Możecie mi wytłumaczyć, dlaczego musi być w takiej kolejności??

----------

## Belliash

 *Zitan wrote:*   

>  *Belliash wrote:*   musi byc na odwrot, a wiec:
> 
> PORTDIR_OVERLAY="/usr/local/portage"
> 
> source /usr/local/portage/layman/make.conf 
> ...

 

bo w pliku /usr/local/portage/layman/make.conf ustawiana jest zmienna PORTDIR_OVERLAY, a Ty ja pozniej nadpisujesz... i ustawiasz jej wartosc na /usr/local/portage ....

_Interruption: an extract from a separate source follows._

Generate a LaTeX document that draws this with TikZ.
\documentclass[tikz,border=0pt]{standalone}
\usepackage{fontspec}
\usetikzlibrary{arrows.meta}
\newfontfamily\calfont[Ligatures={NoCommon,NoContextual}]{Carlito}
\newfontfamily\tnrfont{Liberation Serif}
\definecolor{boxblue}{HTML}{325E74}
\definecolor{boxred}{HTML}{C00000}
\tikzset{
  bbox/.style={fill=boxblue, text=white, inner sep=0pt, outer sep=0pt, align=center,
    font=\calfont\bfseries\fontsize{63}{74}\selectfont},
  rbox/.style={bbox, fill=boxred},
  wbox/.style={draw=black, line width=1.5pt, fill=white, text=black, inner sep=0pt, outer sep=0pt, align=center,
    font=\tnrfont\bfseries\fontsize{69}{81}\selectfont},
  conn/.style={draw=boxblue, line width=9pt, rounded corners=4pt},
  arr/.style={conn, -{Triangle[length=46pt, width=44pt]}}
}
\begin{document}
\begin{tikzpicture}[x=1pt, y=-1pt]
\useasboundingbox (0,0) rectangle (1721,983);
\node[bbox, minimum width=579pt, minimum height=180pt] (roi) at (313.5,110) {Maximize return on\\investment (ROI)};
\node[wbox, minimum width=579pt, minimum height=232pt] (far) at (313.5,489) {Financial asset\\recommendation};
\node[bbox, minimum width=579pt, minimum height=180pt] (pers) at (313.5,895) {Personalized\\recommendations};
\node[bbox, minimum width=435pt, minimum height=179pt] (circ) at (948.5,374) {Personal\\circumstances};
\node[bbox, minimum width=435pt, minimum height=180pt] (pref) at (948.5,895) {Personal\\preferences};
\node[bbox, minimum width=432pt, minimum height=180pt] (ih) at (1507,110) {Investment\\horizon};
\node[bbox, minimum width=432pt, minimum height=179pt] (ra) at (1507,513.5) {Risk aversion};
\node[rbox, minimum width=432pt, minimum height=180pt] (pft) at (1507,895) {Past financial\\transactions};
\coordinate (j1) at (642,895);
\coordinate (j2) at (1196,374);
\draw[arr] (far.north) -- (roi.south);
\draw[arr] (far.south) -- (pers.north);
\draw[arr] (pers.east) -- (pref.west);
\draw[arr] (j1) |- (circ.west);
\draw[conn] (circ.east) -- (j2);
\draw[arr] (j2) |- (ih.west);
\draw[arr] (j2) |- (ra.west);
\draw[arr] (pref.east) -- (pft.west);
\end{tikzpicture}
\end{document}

natomiast jak najpierw ustawisz ta zmienna a potem dopiszesz source... to ta zmienna nie zostanie nadpisana, tylko zostana do niej dodane overlaye ktorymi zarzadza layman

poza tym, jakbys zrobil tak jak w listingu 2.2 w dokumentacji, to linijka ta trafila by na sam koniec, nie powodujac zadnych problemow...

----------

## SlashBeast

Jezeli w tej zmiennej nie ma PORTDIR_OVERLAY="${PORTDIR_OVERLAY} foo" to _zostanie_ nadpisana.

----------

## Belliash

 *SlashBeast wrote:*   

> Jezeli w tej zmiennej nie ma PORTDIR_OVERLAY="${PORTDIR_OVERLAY} foo" to _zostanie_ nadpisana.

 

tym juz zarzadza layman i tez jest na odwrot... PORTDIR_OVERLAY="/foo ${PORTDIR_OVERLAY}"

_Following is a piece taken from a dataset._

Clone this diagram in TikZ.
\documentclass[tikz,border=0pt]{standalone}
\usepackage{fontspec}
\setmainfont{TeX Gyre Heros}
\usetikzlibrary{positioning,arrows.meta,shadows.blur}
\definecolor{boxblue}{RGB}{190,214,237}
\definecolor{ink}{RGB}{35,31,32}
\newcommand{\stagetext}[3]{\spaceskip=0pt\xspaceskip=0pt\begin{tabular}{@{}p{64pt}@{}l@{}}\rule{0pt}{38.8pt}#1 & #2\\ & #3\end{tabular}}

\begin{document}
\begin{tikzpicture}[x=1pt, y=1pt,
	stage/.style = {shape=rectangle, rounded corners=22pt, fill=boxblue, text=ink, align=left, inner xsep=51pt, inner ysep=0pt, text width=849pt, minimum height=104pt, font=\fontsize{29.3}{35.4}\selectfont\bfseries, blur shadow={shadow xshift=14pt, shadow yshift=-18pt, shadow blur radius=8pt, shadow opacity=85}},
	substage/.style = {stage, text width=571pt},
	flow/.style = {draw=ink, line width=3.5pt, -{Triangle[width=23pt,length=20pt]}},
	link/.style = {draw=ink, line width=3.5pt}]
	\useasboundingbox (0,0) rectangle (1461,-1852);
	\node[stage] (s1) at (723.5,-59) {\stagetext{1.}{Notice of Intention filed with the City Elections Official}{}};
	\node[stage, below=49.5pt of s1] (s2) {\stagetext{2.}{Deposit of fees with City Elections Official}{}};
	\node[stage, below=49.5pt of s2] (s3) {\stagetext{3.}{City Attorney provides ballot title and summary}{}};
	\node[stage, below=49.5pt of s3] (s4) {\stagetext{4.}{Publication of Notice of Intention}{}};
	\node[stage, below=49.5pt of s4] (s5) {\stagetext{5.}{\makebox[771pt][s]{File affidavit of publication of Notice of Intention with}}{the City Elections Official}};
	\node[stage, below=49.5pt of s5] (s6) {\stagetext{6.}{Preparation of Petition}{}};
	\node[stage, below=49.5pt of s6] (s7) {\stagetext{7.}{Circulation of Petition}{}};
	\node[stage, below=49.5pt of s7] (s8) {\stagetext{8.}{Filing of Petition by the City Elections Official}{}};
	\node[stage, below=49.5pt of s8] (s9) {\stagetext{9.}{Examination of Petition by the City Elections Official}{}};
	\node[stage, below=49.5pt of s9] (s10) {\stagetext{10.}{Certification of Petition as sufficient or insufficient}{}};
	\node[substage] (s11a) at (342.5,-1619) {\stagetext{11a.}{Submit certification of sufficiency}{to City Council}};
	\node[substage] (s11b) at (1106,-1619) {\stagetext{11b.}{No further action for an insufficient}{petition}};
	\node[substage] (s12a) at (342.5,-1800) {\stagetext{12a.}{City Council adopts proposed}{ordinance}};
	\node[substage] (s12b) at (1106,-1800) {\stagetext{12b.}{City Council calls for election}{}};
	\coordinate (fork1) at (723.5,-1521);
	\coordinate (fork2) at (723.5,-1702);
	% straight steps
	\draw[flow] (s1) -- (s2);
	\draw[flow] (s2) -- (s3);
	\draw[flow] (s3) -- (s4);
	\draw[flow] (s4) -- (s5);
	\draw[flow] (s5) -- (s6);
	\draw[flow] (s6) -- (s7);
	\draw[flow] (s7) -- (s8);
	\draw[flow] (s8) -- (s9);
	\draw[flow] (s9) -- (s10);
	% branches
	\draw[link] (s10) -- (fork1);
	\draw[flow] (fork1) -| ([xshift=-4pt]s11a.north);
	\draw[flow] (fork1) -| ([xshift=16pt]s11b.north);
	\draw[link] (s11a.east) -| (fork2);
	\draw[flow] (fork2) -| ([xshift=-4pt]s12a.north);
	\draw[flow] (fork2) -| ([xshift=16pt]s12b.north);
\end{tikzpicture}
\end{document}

chyba ze miales na mysli umieszczenie tego w /etc/make.conf  :Wink:  ale ja bym mu juz nie mieszal w glowie, jak juz zamienil sobie kolejnosc  :Wink: 

----------

## SlashBeast

Mialem na mysli to, ze jak w PORTDIR_OVERLAY nastepnym (tym z source) nie ma ${PORTDIR_OVERLAY} to do zmiennej nie jest dodawane a jest nadpisywana, dawno dawno temu uzylem laymana (raz) i pamietam, ze *nie* mial tam czegos takiego przez co zjadalo mi moje 'recznie dodane' overlaye.

----------

## Belliash

 *SlashBeast wrote:*   

> Mialem na mysli to, ze jak w PORTDIR_OVERLAY nastepnym (tym z source) nie ma ${PORTDIR_OVERLAY} to do zmiennej nie jest dodawane a jest nadpisywana, dawno dawno temu uzylem laymana (raz) i pamietam, ze *nie* mial tam czegos takiego przez co zjadalo mi moje 'recznie dodane' overlaye.

 

w takim razie musieli to naprawic... z poczatku nie uzywalem tego wynalazku  :Wink:  a odkad go uzywam sam dopisuje to na koncu...

----------